Sebelumnya, Wakil Ketua DPRD Kabupaten Serang, Abdul Gofur, menyoroti keberadaan jubir DPRD yang saat ini dijabat oleh Azwar Anas. Ia menilai, posisi tersebut tidak memiliki dasar hukum dan tidak dikenal dalam sistem kelembagaan DPRD.

“Dasar hukum pembentukan Jubir DPRD Kabupaten Serang sama sekali tidak ada. Itu hanya sebatas kesepakatan internal, dan waktu itu saya juga tidak hadir,” ujar Gofur.

Menurutnya, istilah juru bicara lazim digunakan di lembaga eksekutif seperti kepresidenan, bukan di lembaga legislatif yang bersifat kolektif dan representatif.

“Yang namanya jubir itu ya di kepresidenan atau lembaga negara lain. Kalau DPRD kan setara dengan pemerintah daerah, jadi nggak ada itu jubir di DPRD,” tegasnya.

Politisi yang dikenal vokal ini juga menilai, keberadaan jubir justru berpotensi membatasi kebebasan berbicara para anggota dewan. Ia menegaskan bahwa hak imunitas anggota DPRD sudah dijamin oleh undang-undang.

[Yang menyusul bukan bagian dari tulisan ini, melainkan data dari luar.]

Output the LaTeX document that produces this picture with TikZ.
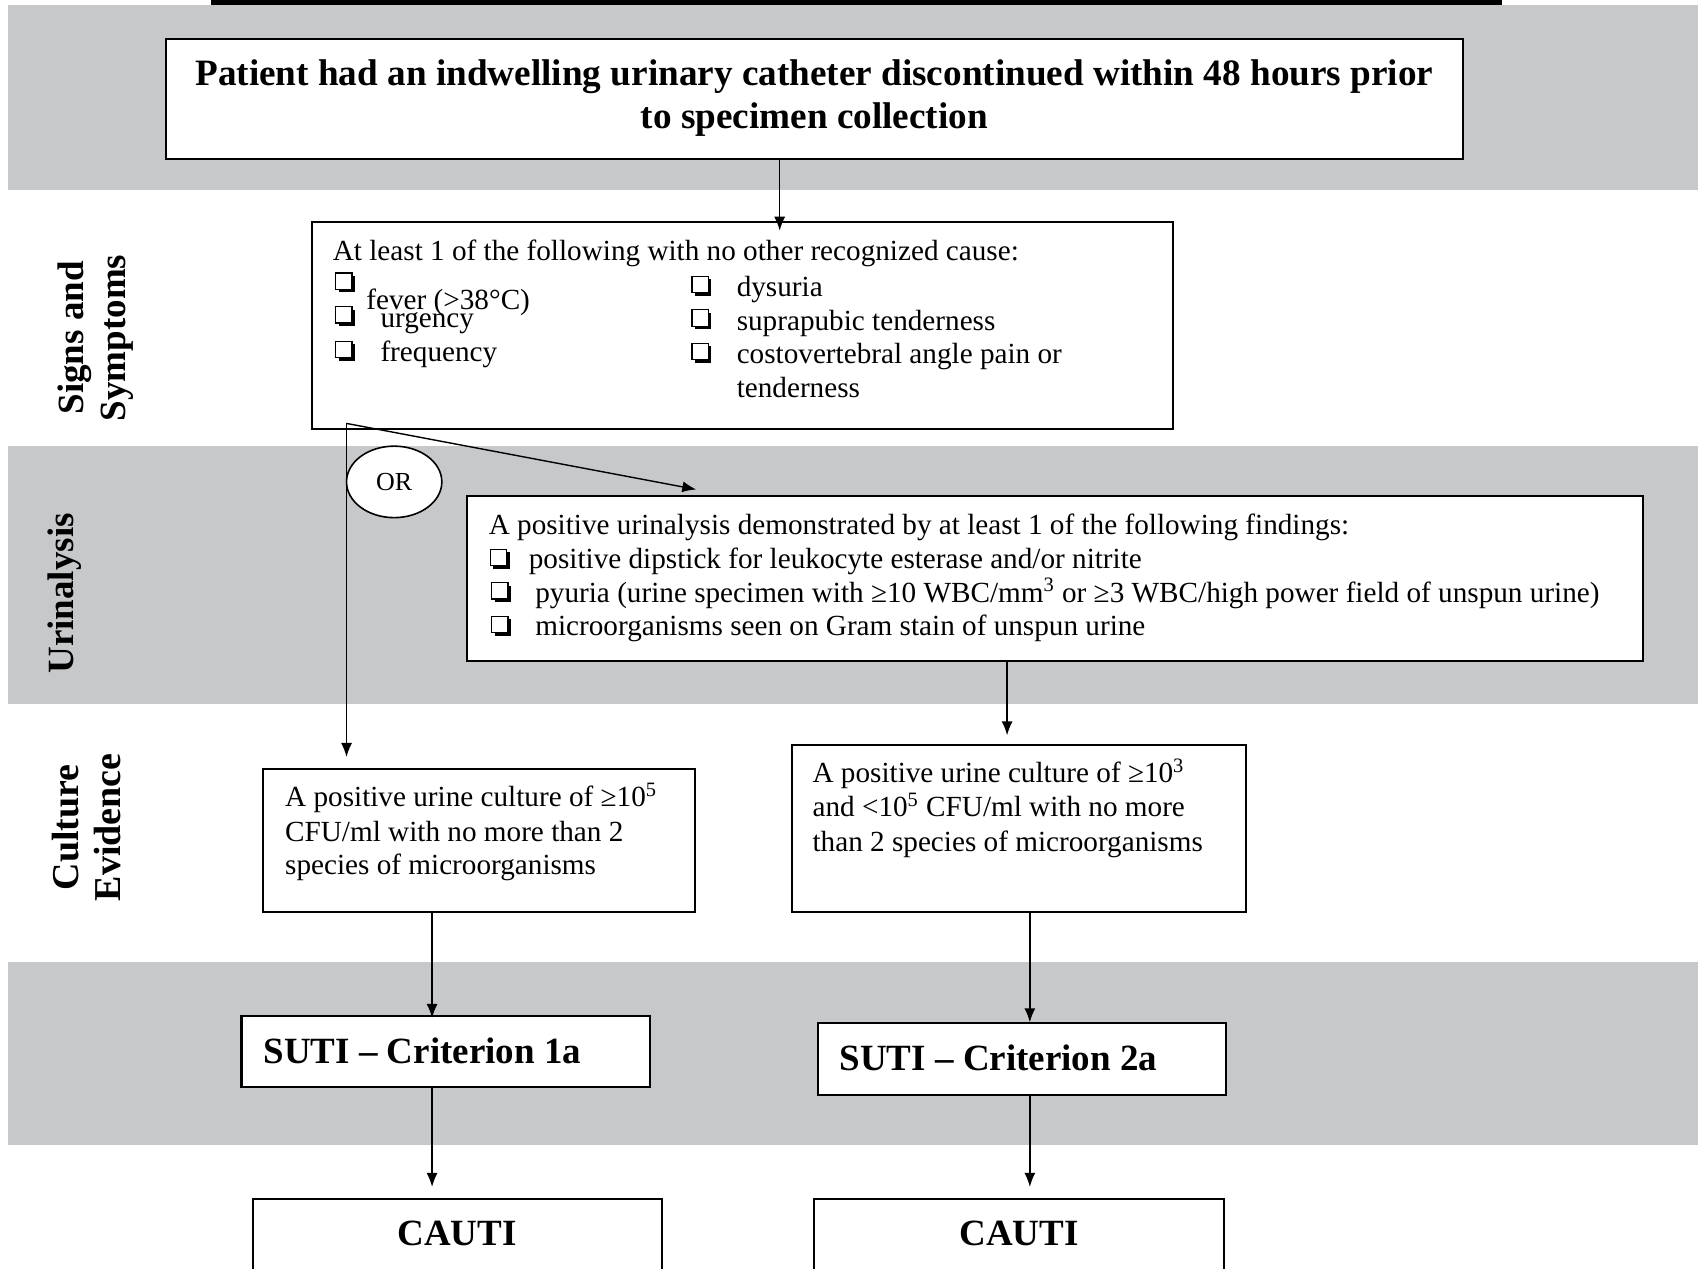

“Politik itu harus bebas. Kita punya hak imunitas untuk bicara apapun. Kalau ada jubir, kesannya justru mengkebiri suara anggota DPRD lain. Itu nggak etis,” tandasnya.

Catatan Redaksi Nyali.ID

Polemik soal jabatan juru bicara DPRD Kabupaten Serang mencuat setelah Ketua Fraksi Demokrat, Azwar Anas, mengkritisi kebijakan Bupati Serang terkait rotasi pejabat eselon II dengan mengatasnamakan diri sebagai “Juru Bicara DPRD Kabupaten Serang.”

Pernyataan tersebut kemudian memicu perdebatan internal terkait legalitas dan posisi struktural jabatan jubir dalam tubuh DPRD Kabupaten Serang.